A skill is the learned capacity to carry out pre-determined results often with the minimum outlay of time, energy, or both. Skills can often be divided into domain-general and domain-specific skills. For example, in the domain of work, some general skills would include time management, teamwork  and leadership, self motivation and others, whereas domain-specific skills would be useful only for a certain job. Skill usually requires certain environmental stimuli and situations to assess the level of skill being shown and used.

People need a broad range of skills in order to contribute to a modern economy and take their place in the technological society of the twenty-first century. An ASTD study showed that through technology, the workplace is changing, and so are the skills that employees must have to be able to change with it.
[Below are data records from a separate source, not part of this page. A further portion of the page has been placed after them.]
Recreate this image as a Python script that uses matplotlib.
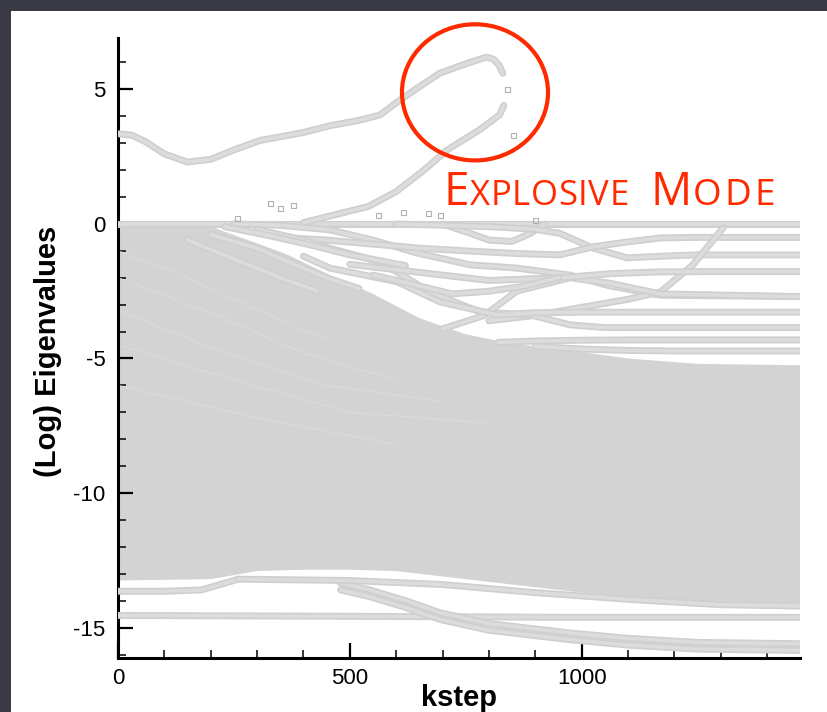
import matplotlib
matplotlib.use("Agg")
import matplotlib.pyplot as plt
import matplotlib.patheffects as pe
from matplotlib.patches import Ellipse, Rectangle
from matplotlib.ticker import MultipleLocator

plt.rcParams["axes.unicode_minus"] = False

# --- eigenvalue trajectories (kstep, log eigenvalue) ---
# explosive mode, upper branch
exp_up_x = [0, 30, 60, 100, 150, 200, 250, 306, 400, 457, 520, 565, 608, 650, 694, 750, 780, 795, 810, 822, 830]
exp_up_y = [3.35, 3.3, 3.05, 2.6, 2.3, 2.4, 2.75, 3.1, 3.4, 3.65, 3.85, 4.05, 4.6, 5.1, 5.6, 5.95, 6.12, 6.2, 6.12, 5.9, 5.6]
# explosive mode, lower branch
exp_lo_x = [400, 470, 540, 600, 660, 710, 780, 823, 832]
exp_lo_y = [0.05, 0.35, 0.65, 1.2, 2.0, 2.75, 3.5, 4.05, 4.4]

# envelope of the dense cloud of stable modes
dense_x = [0, 200, 280, 360, 457, 550, 650, 750, 850, 975, 1100, 1250, 1471]
dense_top = [0, -0.1, -0.6, -1.1, -1.9, -2.6, -3.5, -4.1, -4.45, -4.7, -5.0, -5.2, -5.25]
dense_bx = [0, 200, 300, 400, 500, 600, 700, 800, 900, 1000, 1100, 1200, 1300, 1471]
dense_bot = [-13.25, -13.2, -12.9, -12.85, -12.85, -12.9, -13.1, -13.3, -13.5, -13.7, -13.9, -14.0, -14.1, -14.2]

# individual modes between 0 and -5
modes = {
    "m0": ([0, 1471], [0, 0]),
    "m1": ([700, 760, 800, 850, 890, 920], [0, -0.35, -0.6, -0.65, -0.35, 0]),
    "m2": ([250, 350, 457, 550, 645, 760, 860, 975, 1060, 1170, 1471],
           [0, -0.05, -0.22, -0.6, -1.08, -1.52, -1.64, -1.9, -2.3, -2.65, -2.7]),
    "m3": ([600, 700, 800, 900, 953, 1025, 1098, 1170, 1250, 1471],
           [0, -0.05, -0.1, -0.2, -0.35, -0.9, -1.26, -1.2, -1.15, -1.15]),
    "m4": ([350, 450, 550, 650, 750, 860, 953, 1025, 1098, 1170, 1240, 1471],
           [-0.5, -0.6, -0.75, -0.9, -1.0, -1.1, -1.15, -0.85, -0.67, -0.52, -0.5, -0.5]),
    "m5": ([800, 900, 1000, 1100, 1170, 1240, 1305], [-3.6, -3.4, -3.1, -2.8, -2.53, -1.52, -0.15]),
    "m6": ([300, 400, 457, 565, 673, 781, 889, 975, 1050, 1150, 1471],
           [-0.2, -0.6, -0.9, -1.41, -2.53, -3.27, -3.38, -3.75, -3.85, -3.85, -3.85]),
    "m7": ([700, 790, 860, 975, 1060, 1170, 1471], [-3.9, -3.4, -2.5, -2.0, -2.2, -2.6, -2.7]),
    "m8": ([400, 457, 602, 695, 818, 900, 1000, 1100, 1471],
           [-1.2, -1.64, -2.15, -2.9, -3.38, -3.3, -3.28, -3.28, -3.28]),
    "m9": ([500, 600, 700, 800, 953, 1061, 1170, 1300, 1471],
           [-1.5, -1.7, -1.9, -2.1, -2.0, -1.85, -1.78, -1.77, -1.77]),
    "m10": ([820, 900, 1000, 1100, 1471], [-4.4, -4.35, -4.32, -4.31, -4.31]),
    "m11": ([900, 1000, 1100, 1200, 1471], [-4.55, -4.65, -4.7, -4.72, -4.72]),
    "m13": ([230, 330, 420, 500, 560, 620], [-0.1, -0.45, -0.8, -1.15, -1.35, -1.55]),
    "m14": ([200, 300, 380, 450, 520], [-0.4, -0.9, -1.5, -2.0, -2.4]),
    "m15": ([150, 250, 350, 430], [-0.6, -1.3, -2.0, -2.5]),
    "m16": ([550, 650, 720, 800, 880, 950], [-1.9, -2.3, -2.6, -2.5, -2.3, -2.0]),
}

# slow modes below the cloud
low_modes = {
    "l1": ([0, 100, 180, 220, 260], [-13.65, -13.65, -13.6, -13.4, -13.2]),
    "l2": ([0, 500, 1000, 1471], [-14.55, -14.58, -14.62, -14.62]),
    "l3": ([480, 543, 620, 695, 800, 975, 1100, 1250, 1471],
           [-13.35, -13.6, -14.0, -14.45, -14.85, -15.2, -15.4, -15.55, -15.6]),
    "l4": ([480, 543, 620, 695, 800, 975, 1100, 1250, 1471],
           [-13.6, -13.85, -14.25, -14.7, -15.1, -15.45, -15.65, -15.8, -15.85]),
    "l5": ([260, 500, 700, 900, 1100, 1300, 1471], [-13.2, -13.25, -13.4, -13.7, -13.95, -14.15, -14.2]),
}

# faint gaps inside the cloud
streaks = {
    "s1": ([0, 150, 300, 450], [-1.0, -2.0, -3.2, -4.3]),
    "s2": ([0, 200, 400, 600], [-2.0, -3.3, -4.8, -5.8]),
    "s3": ([0, 200, 450, 700], [-3.2, -4.6, -6.0, -6.6]),
    "s4": ([0, 250, 500, 800], [-4.5, -5.8, -7.0, -7.4]),
    "s5": ([0, 300, 600], [-6.0, -7.2, -8.2]),
}

# isolated samples
stray_x = [256, 328, 350, 378, 560, 615, 669, 695, 900, 840, 851]
stray_y = [0.22, 0.78, 0.6, 0.7, 0.33, 0.45, 0.4, 0.33, 0.15, 5.0, 3.3]

GREY = "#d3d3d3"
RED = "#ff2a00"

fig = plt.figure(figsize=(8.28, 7.12), dpi=100, facecolor="#3a3a44")
fig.patches.append(Rectangle((11 / 828, 0), 1, (712 - 11) / 712, transform=fig.transFigure,
                             facecolor="white", edgecolor="none", zorder=-5))

ax = fig.add_axes([118 / 828, 54 / 712, (800 - 118) / 828, (658 - 38) / 712])
ax.set_facecolor("none")

band_fx = [pe.Stroke(linewidth=5.0, foreground="#cfcfcf", capstyle="round", joinstyle="round"),
           pe.Normal()]


def band(x, y):
    ax.plot(x, y, color="#dcdcdc", lw=2.6, solid_joinstyle="round", solid_capstyle="round",
            path_effects=band_fx, zorder=3)


# dense cloud: polygon between top and bottom envelopes
ax.fill(dense_x + dense_bx[::-1], dense_top + dense_bot[::-1], color=GREY, lw=0, zorder=1)
for x, y in streaks.values():
    ax.plot(x, y, color="#dbdbdb", lw=0.8, zorder=2)

for x, y in modes.values():
    band(x, y)
for x, y in low_modes.values():
    band(x, y)
band(exp_up_x, exp_up_y)
band(exp_lo_x, exp_lo_y)

ax.plot(stray_x, stray_y, ls="none", marker="s", ms=3.6, mfc="none", mec="#b0b0b0", mew=0.8, zorder=4)

# explosive mode marker
ax.add_patch(Ellipse((770, 4.89), 315, 5.06, fill=False, ec=RED, lw=3, clip_on=False, zorder=6))

ax.set_xlim(0, 1471)
ax.set_ylim(-16.13, 6.91)
ax.set_xticks([0, 500, 1000])
ax.set_yticks([-15, -10, -5, 0, 5])
ax.xaxis.set_minor_locator(MultipleLocator(100))
ax.yaxis.set_minor_locator(MultipleLocator(1))
ax.tick_params(which="major", direction="in", length=11, width=1.6, labelsize=16)
ax.tick_params(which="minor", direction="in", length=6, width=1.1)
ax.tick_params(axis="y", which="major", pad=9)
ax.tick_params(axis="x", which="major", pad=7)
for lab in ax.get_xticklabels() + ax.get_yticklabels():
    lab.set_family("Liberation Sans")
for s in ("top", "right"):
    ax.spines[s].set_visible(False)
for s in ("left", "bottom"):
    ax.spines[s].set_linewidth(2.2)

ax.set_ylabel("(Log) Eigenvalues", fontsize=21, fontweight="bold", family="Liberation Sans")
ax.yaxis.set_label_coords(-0.082, 0.495)
ax.set_xlabel("kstep", fontsize=21, fontweight="bold", family="Liberation Sans", va="top")
ax.xaxis.set_label_coords(0.5, -0.042)

# small-caps caption, letter by letter so the spacing can be opened up
pieces = [("E", 33, 1), ("XPLOSIVE", 25, 0.6), (" ", 25, 12), ("M", 33, 1), ("O", 26.5, 3),
          ("D", 26.5, 3), ("E", 26.5, 0)]
fig.canvas.draw()
r = fig.canvas.get_renderer()
xpix = 443
for txt, size, gap in pieces:
    for ch in txt:
        t = fig.text(xpix / 828, (712 - 205) / 712, ch, fontsize=size, color=RED,
                     family="Open Sans", va="baseline", ha="left")
        xpix = t.get_window_extent(r).x1 + gap

fig.savefig("out.png", dpi=100, facecolor=fig.get_facecolor())
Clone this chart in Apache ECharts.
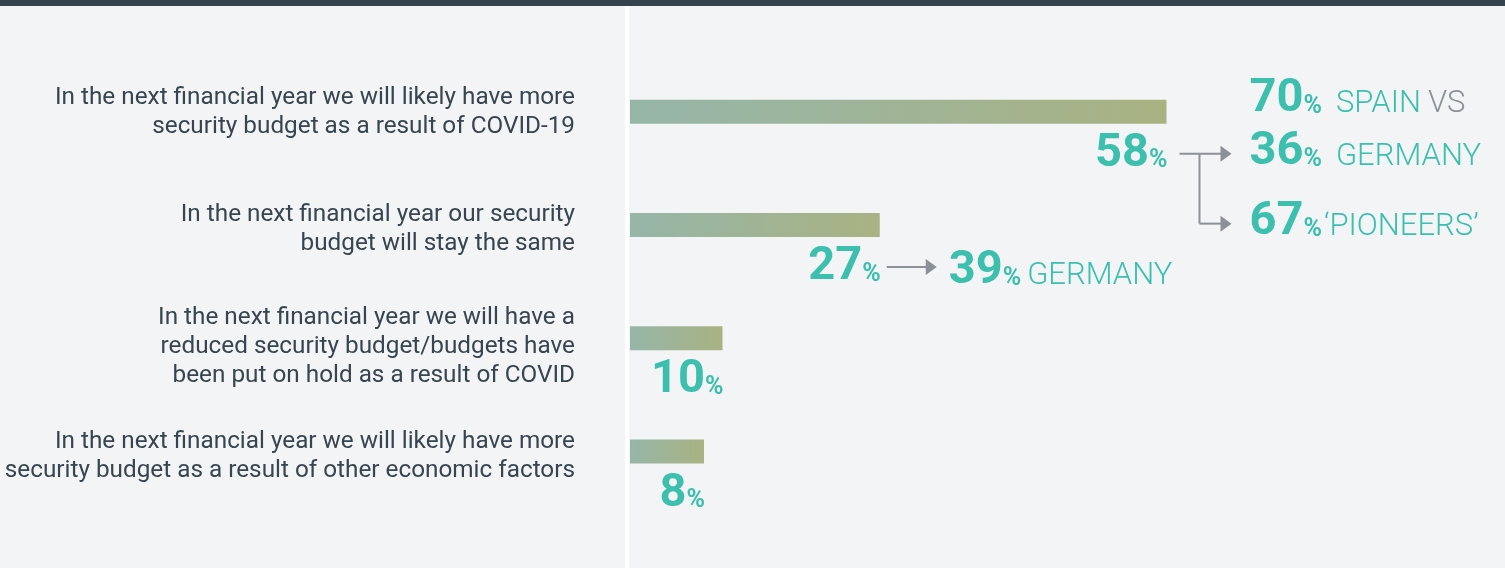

http://en.wikipedia.org/wiki/Skill


ATTITUDE

An attitude is a hypothetical construct that represents an individual's degree of like or dislike for an item. Attitudes are generally positive or negative views of a person, place, thing, or event-- this is often referred to as the attitude object. People can also be conflicted or ambivalent toward an object, meaning that they simultaneously possess both positive and negative attitudes toward the item in question.

Attitudes are judgments. They develop on the ABC model (affect, behavior, and cognition). The affective response is an emotional response that expresses an individual's degree of preference for an entity. The behavioral intention is a verbal indication or typical behavioral tendency of an individual. The cognitive response is a cognitive evaluation of the entity that constitutes an individual's beliefs about the object. Most attitudes are the result of either direct experience or observational learning from the environment.

http://en.wikipedia.org/wiki/Attitude_%28psychology%29

National election is now at hand.  Which do you prefer?  Skill or Attitude?